One community activist questioned the decision to hire a firm that handles political campaigns and tries to sway public opinion. Phil Arst, a leader in the slow-growth Greenlight Committee, protested the choice of M4 Strategies in a letter to the council.

“Is that right for the city to be waging a campaign with taxpayer dollars to sway their own citizens?” Arst asked Tuesday.

M4 Strategies has worked for the cities of Newport Beach and Costa Mesa as well as the California Chamber of Commerce and the New Majority, a moderate Republican fundraising group.

Bludau pointed out that the city isn’t allowed to campaign for the update, only to distribute facts.

Arst has no such limitations and, in fact, said he will be stumping for votes against the general plan changes. He believes they allow excessive development that will worsen existing traffic and that they’re contrary to what residents said they want in community surveys in 2002.
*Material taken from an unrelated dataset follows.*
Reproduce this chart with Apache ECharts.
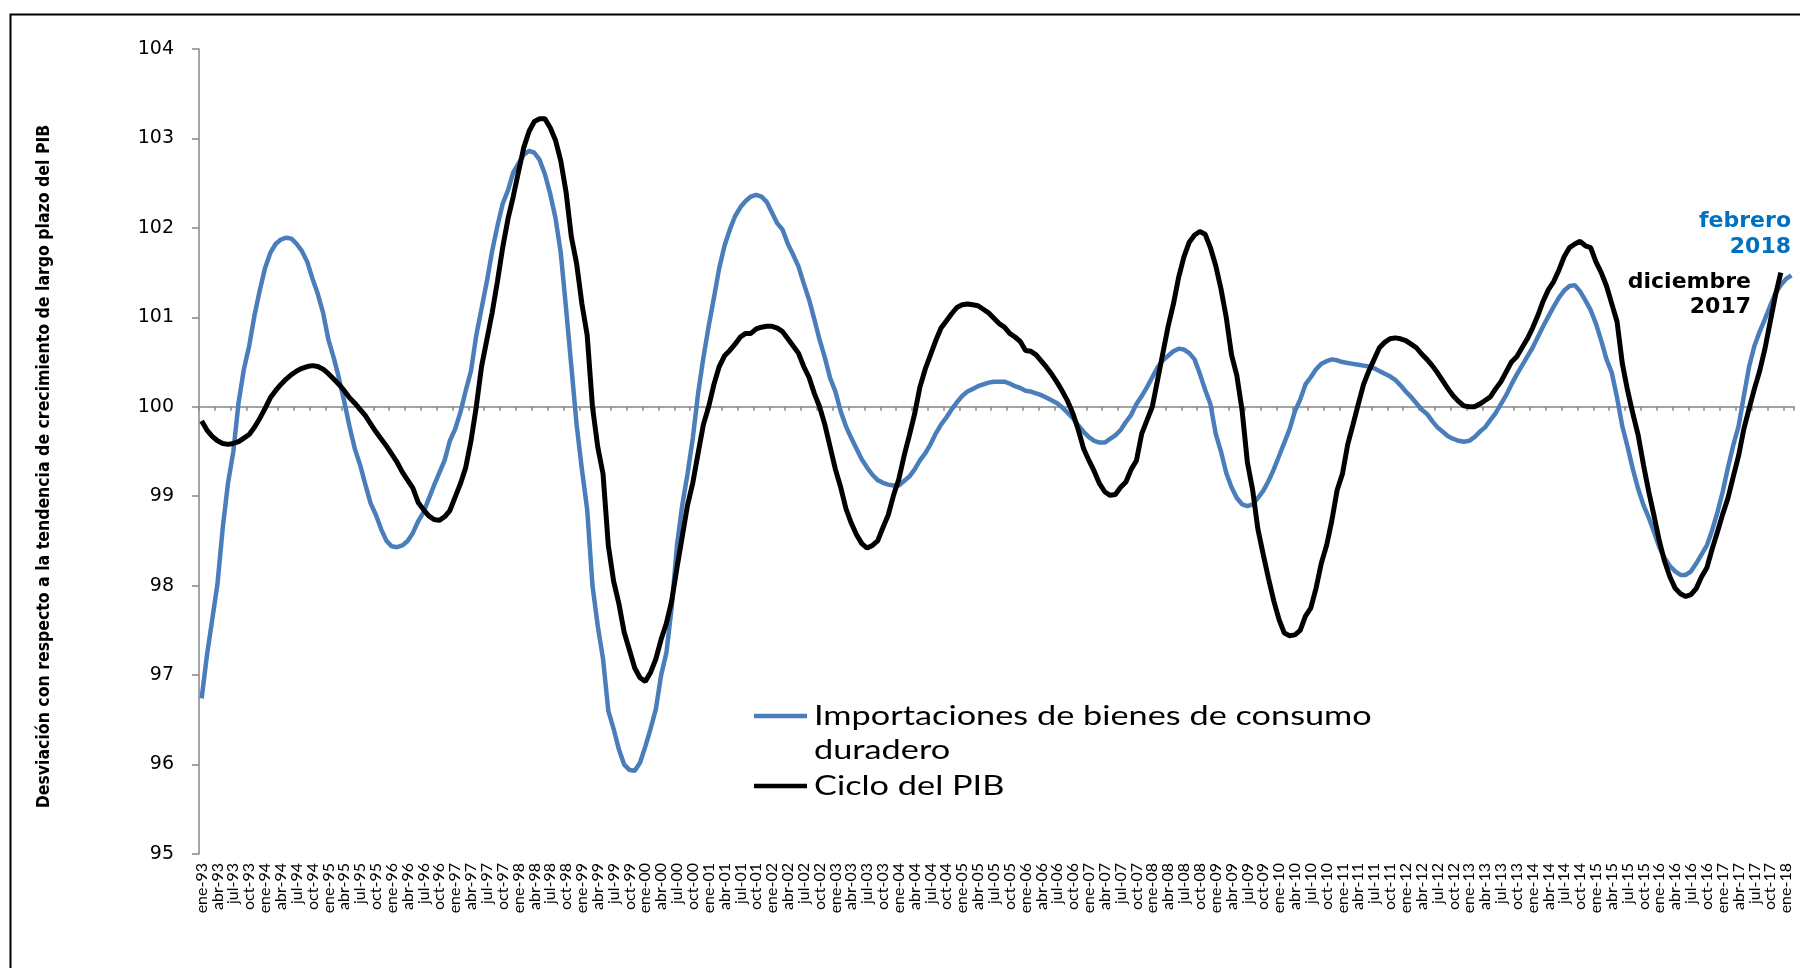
<!DOCTYPE html>
<html>
<head>
<meta charset="utf-8">
<script src="https://cdn.jsdelivr.net/npm/echarts@6/dist/echarts.min.js"></script>
<style>
html,body{margin:0;padding:0;background:#fff;}
#chart{width:1800px;height:968px;}
</style>
</head>
<body>
<div id="chart"></div>
<script>
// ---- data ----
const monthNames = ['ene','feb','mar','abr','may','jun','jul','ago','sep','oct','nov','dic'];
const startYear = 1993;
const monthCount = 302; // ene-93 .. feb-18

const seriesNames = ['Importaciones de bienes de consumo duradero', 'Ciclo del PIB'];

// Importaciones de bienes de consumo duradero (ene-93 .. feb-18)
const importaciones = [
96.74,97.22,97.62,98.02,98.65,99.15,99.50,100.05,100.42,100.68,101.02,101.30,
101.55,101.72,101.82,101.87,101.89,101.88,101.82,101.74,101.62,101.43,101.26,101.05,
100.75,100.55,100.32,100.06,99.78,99.53,99.35,99.13,98.92,98.79,98.63,98.50,
98.44,98.43,98.45,98.50,98.59,98.72,98.82,98.97,99.12,99.26,99.40,99.62,
99.75,99.94,100.18,100.40,100.80,101.10,101.40,101.74,102.02,102.27,102.42,102.62,
102.72,102.82,102.86,102.84,102.76,102.60,102.38,102.11,101.72,101.10,100.45,99.80,
99.30,98.85,98.00,97.55,97.18,96.60,96.40,96.17,96.00,95.94,95.93,96.02,
96.20,96.40,96.62,97.00,97.25,97.76,98.45,98.90,99.25,99.65,100.15,100.55,
100.90,101.22,101.55,101.80,101.98,102.13,102.23,102.30,102.35,102.37,102.35,102.29,
102.17,102.05,101.98,101.82,101.70,101.57,101.38,101.20,100.98,100.75,100.55,100.32,
100.17,99.95,99.78,99.65,99.53,99.41,99.32,99.24,99.18,99.15,99.13,99.12,
99.12,99.17,99.22,99.30,99.40,99.48,99.58,99.70,99.80,99.88,99.97,100.05,
100.12,100.17,100.20,100.23,100.25,100.27,100.28,100.28,100.28,100.26,100.23,100.21,
100.18,100.17,100.15,100.13,100.10,100.07,100.04,99.99,99.93,99.87,99.79,99.72,
99.66,99.62,99.60,99.60,99.64,99.68,99.74,99.83,99.91,100.03,100.12,100.22,
100.33,100.44,100.52,100.57,100.62,100.65,100.64,100.60,100.53,100.37,100.19,100.03,
99.70,99.50,99.26,99.10,98.98,98.91,98.89,98.91,98.98,99.06,99.17,99.30,
99.45,99.60,99.75,99.95,100.08,100.25,100.33,100.42,100.48,100.51,100.53,100.52,
100.50,100.49,100.48,100.47,100.46,100.45,100.43,100.40,100.37,100.34,100.30,100.24,
100.17,100.11,100.04,99.97,99.92,99.84,99.77,99.72,99.67,99.64,99.62,99.61,
99.62,99.66,99.72,99.77,99.85,99.93,100.03,100.13,100.25,100.36,100.46,100.56,
100.66,100.78,100.90,101.01,101.12,101.22,101.30,101.35,101.36,101.29,101.19,101.08,
100.93,100.74,100.53,100.38,100.10,99.78,99.55,99.30,99.08,98.90,98.76,98.60,
98.43,98.31,98.22,98.16,98.12,98.12,98.16,98.25,98.35,98.45,98.62,98.82,
99.05,99.32,99.57,99.78,100.12,100.45,100.68,100.84,100.98,101.13,101.27,101.36,
101.43,101.47
];

// Ciclo del PIB (ene-93 .. dic-17)
const cicloPIB = [
99.84,99.74,99.67,99.62,99.59,99.58,99.59,99.61,99.65,99.69,99.77,99.87,
99.98,100.10,100.18,100.25,100.31,100.36,100.40,100.43,100.45,100.46,100.45,100.42,
100.37,100.31,100.25,100.18,100.10,100.04,99.97,99.90,99.81,99.72,99.64,99.56,
99.47,99.38,99.27,99.18,99.09,98.93,98.85,98.78,98.74,98.73,98.77,98.84,
98.99,99.14,99.32,99.62,100.00,100.45,100.75,101.05,101.40,101.78,102.10,102.35,
102.63,102.90,103.08,103.19,103.22,103.22,103.12,102.98,102.75,102.40,101.90,101.60,
101.15,100.80,100.00,99.55,99.25,98.45,98.05,97.80,97.48,97.28,97.08,96.97,
96.93,97.03,97.18,97.40,97.58,97.83,98.20,98.55,98.90,99.15,99.48,99.80,
100.00,100.25,100.45,100.57,100.63,100.70,100.78,100.82,100.82,100.87,100.89,100.90,
100.90,100.88,100.84,100.76,100.68,100.60,100.45,100.33,100.15,100.00,99.80,99.55,
99.30,99.10,98.86,98.70,98.57,98.47,98.42,98.45,98.50,98.65,98.79,99.01,
99.19,99.45,99.68,99.92,100.22,100.42,100.58,100.74,100.88,100.96,101.04,101.11,
101.14,101.15,101.14,101.13,101.09,101.05,100.99,100.93,100.89,100.82,100.78,100.73,
100.63,100.62,100.58,100.51,100.44,100.36,100.27,100.17,100.06,99.92,99.74,99.53,
99.40,99.28,99.14,99.05,99.01,99.02,99.10,99.16,99.30,99.40,99.70,99.85,
100.00,100.30,100.60,100.90,101.15,101.45,101.68,101.84,101.92,101.96,101.93,101.78,
101.58,101.32,101.00,100.58,100.35,99.96,99.38,99.07,98.63,98.35,98.08,97.83,
97.62,97.47,97.44,97.45,97.50,97.66,97.75,97.97,98.25,98.45,98.73,99.07,
99.25,99.58,99.80,100.03,100.25,100.40,100.53,100.66,100.72,100.76,100.77,100.76,
100.74,100.70,100.66,100.59,100.53,100.46,100.38,100.29,100.20,100.12,100.06,100.01,
100.00,100.00,100.03,100.07,100.11,100.20,100.28,100.39,100.50,100.56,100.66,100.76,
100.88,101.02,101.18,101.31,101.40,101.53,101.68,101.78,101.82,101.85,101.80,101.78,
101.62,101.50,101.35,101.15,100.95,100.48,100.18,99.92,99.68,99.35,99.05,98.78,
98.50,98.27,98.10,97.97,97.91,97.88,97.90,97.97,98.10,98.20,98.41,98.60,
98.80,98.98,99.22,99.45,99.75,99.98,100.20,100.40,100.65,100.95,101.25,101.50
];

const yTicks = [95, 96, 97, 98, 99, 100, 101, 102, 103, 104];
const baseline = 100;
const labelEvery = 3; // one x label per quarter
const annotations = [['febrero', '2018'], ['diciembre', '2017']];
const yTitle = 'Desviación con respecto a la tendencia de crecimiento de largo plazo del PIB';
const legendLines = [['Importaciones de bienes de consumo', 'duradero'], ['Ciclo del PIB']];

// ---- build categories ----
const categories = [];
for (let i = 0; i < monthCount; i++) {
  const y = startYear + Math.floor(i / 12);
  categories.push(monthNames[i % 12] + '-' + String(y % 100).padStart(2, '0'));
}

// ---- layout ----
const W = 1800, H = 968;
const gridLeft = 199, gridRight = 6, gridTop = 49, gridBottom = 114;
const gridH = H - gridTop - gridBottom;
const yMin = yTicks[0], yMax = yTicks[yTicks.length - 1];
const baselineOffset = -gridH * (baseline - yMin) / (yMax - yMin);

const BLUE = '#4A7EBB';
const ANN_BLUE = '#0070C0';
const AXIS_GREY = '#868686';

const chart = echarts.init(document.getElementById('chart'), null, {renderer: 'canvas'});

const legendFont = '27px Lato, "Open Sans", sans-serif';
const legendScaleX = 1.27;
const annFont = 'bold 22px "DejaVu Sans", Verdana, sans-serif';

function legendText(txt, y) {
  return {type: 'text', x: 814, y: y, scaleX: legendScaleX, scaleY: 1,
    style: {text: txt, x: 0, y: 0, font: legendFont, fill: '#000', verticalAlign: 'middle'}};
}

const option = {
  backgroundColor: '#fff',
  animation: false,
  grid: {left: gridLeft, right: gridRight, top: gridTop, bottom: gridBottom, containLabel: false},
  legend: {show: false, data: seriesNames},
  xAxis: [
    {
      type: 'category',
      data: categories,
      boundaryGap: true,
      position: 'bottom',
      axisLine: {show: false},
      axisTick: {show: false},
      axisLabel: {
        interval: labelEvery - 1,
        rotate: 90,
        margin: 9,
        color: '#000',
        fontFamily: 'Lato, "Open Sans", sans-serif',
        fontSize: 16
      },
      splitLine: {show: false}
    },
    {
      type: 'category',
      data: categories,
      boundaryGap: true,
      position: 'bottom',
      offset: baselineOffset,
      axisLine: {show: true, lineStyle: {color: AXIS_GREY, width: 1.5}},
      axisTick: {show: true, interval: labelEvery - 1, length: 4, lineStyle: {color: AXIS_GREY, width: 1.5}},
      axisLabel: {show: false},
      splitLine: {show: false}
    }
  ],
  yAxis: {
    type: 'value',
    min: yMin,
    max: yMax,
    interval: 1,
    name: yTitle,
    nameLocation: 'middle',
    nameRotate: 90,
    nameGap: 146,
    nameTextStyle: {
      fontFamily: '"DejaVu Sans Condensed", "DejaVu Sans", sans-serif',
      fontWeight: 'bold',
      fontSize: 17.5,
      color: '#000',
      padding: [0, 30, 0, 0]
    },
    axisLine: {show: true, lineStyle: {color: AXIS_GREY, width: 1.5}},
    axisTick: {show: true, length: 7, lineStyle: {color: AXIS_GREY, width: 1.5}},
    axisLabel: {
      margin: 25,
      color: '#000',
      fontFamily: '"DejaVu Sans", Verdana, sans-serif',
      fontSize: 19
    },
    splitLine: {show: false}
  },
  series: [
    {
      name: seriesNames[0],
      type: 'line',
      xAxisIndex: 0,
      data: importaciones,
      showSymbol: false,
      symbol: 'none',
      lineStyle: {color: BLUE, width: 4.5},
      itemStyle: {color: BLUE},
      z: 2
    },
    {
      name: seriesNames[1],
      type: 'line',
      xAxisIndex: 0,
      data: cicloPIB,
      showSymbol: false,
      symbol: 'none',
      lineStyle: {color: '#000', width: 5},
      itemStyle: {color: '#000'},
      z: 3
    }
  ],
  graphic: [
    // outer frame
    {type: 'rect', left: 8, top: 12, shape: {width: 1850, height: 1000}, style: {fill: null, stroke: '#000', lineWidth: 2}, silent: true},
    // legend
    {type: 'line', shape: {x1: 754, y1: 716, x2: 807, y2: 716}, style: {stroke: BLUE, lineWidth: 4.5}},
    legendText(legendLines[0][0], 716),
    legendText(legendLines[0][1], 750),
    {type: 'line', shape: {x1: 754, y1: 786, x2: 807, y2: 786}, style: {stroke: '#000', lineWidth: 4.5}},
    legendText(legendLines[1][0], 786),
    // annotations
    {type: 'text', x: 1791, y: 221, style: {text: annotations[0][0], font: annFont, fill: ANN_BLUE, align: 'right', verticalAlign: 'middle'}},
    {type: 'text', x: 1791, y: 247, style: {text: annotations[0][1], font: annFont, fill: ANN_BLUE, align: 'right', verticalAlign: 'middle'}},
    {type: 'text', x: 1751, y: 282, style: {text: annotations[1][0], font: annFont, fill: '#000', align: 'right', verticalAlign: 'middle'}},
    {type: 'text', x: 1751, y: 307, style: {text: annotations[1][1], font: annFont, fill: '#000', align: 'right', verticalAlign: 'middle'}}
  ]
};

chart.setOption(option);
</script>
</body>
</html>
“We think Newport Beach is an environmental treasure, and loading it with high-density buildings rather than preserving access to the beaches and bay, we think it’s wrong,” Arst said.

Right now, Greenlight is gathering signatures for a ballot proposal that would circumvent some of the changes to the general plan by requiring a public vote on projects that exceed existing development by a given size or density.

The measure is a follow-up to the group’s successful 2000 initiative that calls for public votes on development projects based on how much they exceed what’s allowed in the current general plan.